Play value may be more important in terms of “how much longer afterwards you continue to remember / think about it”, like books and films that make you go away and think afterwards, long after you’re no longer experiencing the entertainment.

[3]

How you’ve been changed by reading a book is a way of measuring its value/effect, but this is something we don’t do with games.

This is sad, as games have much more potential to affect players.

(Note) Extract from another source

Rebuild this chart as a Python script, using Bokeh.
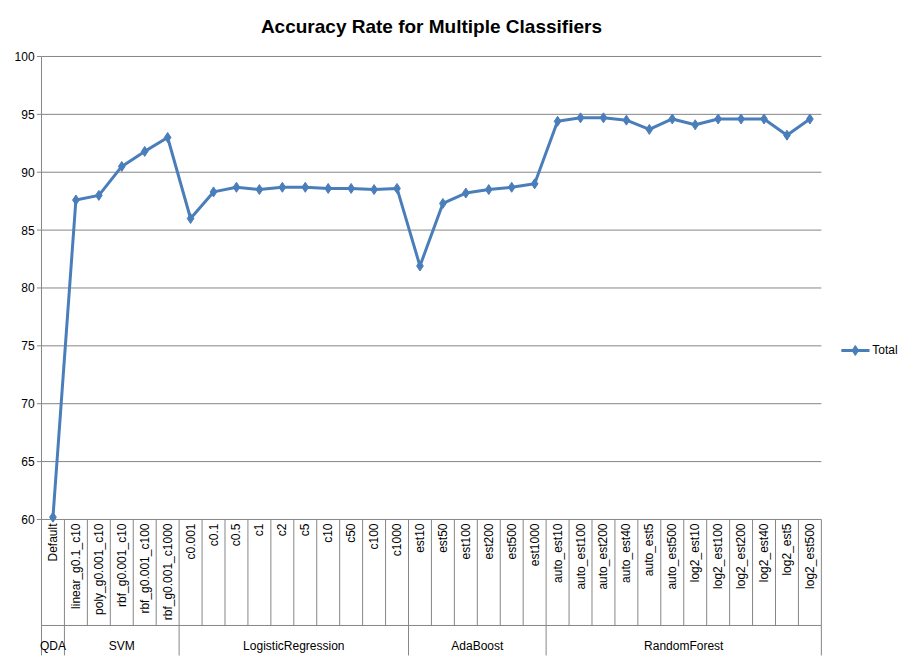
import math
from bokeh.plotting import figure
from bokeh.models import Range1d
from bokeh.core.properties import value
from bokeh.embed import file_html
from bokeh.resources import INLINE

groups = [("QDA", 1), ("SVM", 5), ("LogisticRegression", 10), ("AdaBoost", 6), ("RandomForest", 12)]
labels = ["Default",
          "linear_g0.1_c10", "poly_g0.001_c10", "rbf_g0.001_c10", "rbf_g0.001_c100", "rbf_g0.001_c1000",
          "c0.001", "c0.1", "c0.5", "c1", "c2", "c5", "c10", "c50", "c100", "c1000",
          "est10", "est50", "est100", "est200", "est500", "est1000",
          "auto_est10", "auto_est100", "auto_est200", "auto_est40", "auto_est5", "auto_est500",
          "log2_est10", "log2_est100", "log2_est200", "log2_est40", "log2_est5", "log2_est500"]
total = [60.2,
         87.6, 88.0, 90.5, 91.8, 93.0,
         86.0, 88.3, 88.7, 88.5, 88.7, 88.7, 88.6, 88.6, 88.5, 88.6,
         81.9, 87.3, 88.2, 88.5, 88.7, 89.0,
         94.4, 94.7, 94.7, 94.5, 93.7, 94.6,
         94.1, 94.6, 94.6, 94.6, 93.2, 94.6]
yticks = [60, 65, 70, 75, 80, 85, 90, 95, 100]

n = len(labels)
FONT = value("Liberation Sans")
BLUE = "#4a7ebb"
GRID = "#868686"

p = figure(width=903, height=658, output_backend="svg", toolbar_location=None,
           x_range=Range1d(-1.351, 37.45), y_range=Range1d(48.16, 103.8),
           min_border_left=10, min_border_right=3, min_border_top=12, min_border_bottom=2)
p.axis.visible = False
p.grid.visible = False
p.outline_line_color = None
p.border_fill_color = "white"

# horizontal gridlines and y labels
p.segment(x0=[0] * len(yticks), x1=[n] * len(yticks), y0=yticks, y1=yticks, line_color=GRID, line_width=1)
p.segment(x0=[-0.2] * len(yticks), x1=[0] * len(yticks), y0=yticks, y1=yticks, line_color=GRID)
p.text(x=[-0.3] * len(yticks), y=yticks, text=[str(t) for t in yticks], text_align="right",
       text_baseline="middle", text_font=FONT, text_font_size="12px", text_color="#000000")
p.segment(x0=[0], x1=[0], y0=[60], y1=[100], line_color=GRID)

# category boundaries below the axis
bounds = list(range(n + 1))
gb = [0]
for g, c in groups:
    gb.append(gb[-1] + c)
p.segment(x0=bounds, x1=bounds, y0=[60] * len(bounds), y1=[50.84] * len(bounds), line_color=GRID)
p.segment(x0=gb, x1=gb, y0=[50.84] * len(gb), y1=[48.25] * len(gb), line_color=GRID)
p.segment(x0=[0], x1=[n], y0=[50.84], y1=[50.84], line_color=GRID)

xs = [i + 0.5 for i in range(n)]
p.text(x=xs, y=[59.65] * n, text=labels, angle=math.pi / 2, text_align="right", text_baseline="middle",
       text_font=FONT, text_font_size="12px", text_color="#000000")
gx = [(gb[i] + gb[i + 1]) / 2 for i in range(len(groups))]
p.text(x=gx, y=[49.1] * len(groups), text=[g for g, c in groups], text_align="center", text_baseline="middle",
       text_font=FONT, text_font_size="12px", text_color="#000000")

# series
p.line(xs, total, line_color=BLUE, line_width=3)
p.scatter(xs, total, marker="diamond", size=10, fill_color=BLUE, line_color=BLUE)

# legend
p.line([34.87, 36.1], [74.6, 74.6], line_color=BLUE, line_width=3)
p.scatter([35.48], [74.6], marker="diamond", size=10, fill_color=BLUE, line_color=BLUE)
p.text(x=[36.22], y=[74.6], text=["Total"], text_baseline="middle", text_font=FONT,
       text_font_size="12px", text_color="#000000")

# title
p.text(x=[(n) / 2], y=[102.6], text=["Accuracy Rate for Multiple Classifiers"], text_align="center",
       text_baseline="middle", text_font=FONT, text_font_size="19px", text_font_style="bold",
       text_color="#000000")

open("out.html", "w").write(file_html(p, INLINE))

Maybe its necessary to talk about the number of horus of gameplay, and the replayability, to market and sell game, but I don’t think it has any value for the design of games.

[2]

You play a game differently by knowing what’s going to happen next, so replayability actually is very important, potentially. e.g. why are you able to study and re-study a great book over and over again, how do you not get bored / seen it all after the first few times?

[1]

KD made me think how even we in the industry don’t place enough value on the “meaningful content” – the fact that we only set a price of $20 suggests we’re not thinking it ourselves.

[3]

If we approach the player as “was he entertained? Was he feeling good afterwards, was he taking anything in?”, with design I think we have to look sometimes at the ACTUAL effects that took place – what skills did the player experience, what did they learn while playing?

[2]

I don’t think about the player too much when I design games, but that’s because I guess I just design for myself, mostly.

[3]

It’s an interesting thought that you can make world design part of the game design. Designing the game-world so that the rewards are integrated into it. World could be small-enviroment, I mean it abstractly.

[2]

It’s just another tool, non-intrinsic rewards. It gives some extra meaning to the game. e.g. Geometery Wars (GW) uses points to show that it’s about perfecting a certain skill.

[1]

Extrinsic rewards either tap into Obsessive Compulsive Disorder, or into competitiveness.

If that’s what you WANT to tap into, go for extrinsics, otherwise you have to think more about what exactly the rewards are encourgaging in the player.

[3]

We don’t actually think how many rewardlike elements there in the game. For instance, in GW the size of explosopns., the graphic effects, are rewards in themselves. The glorious mega explosions are a special reward too.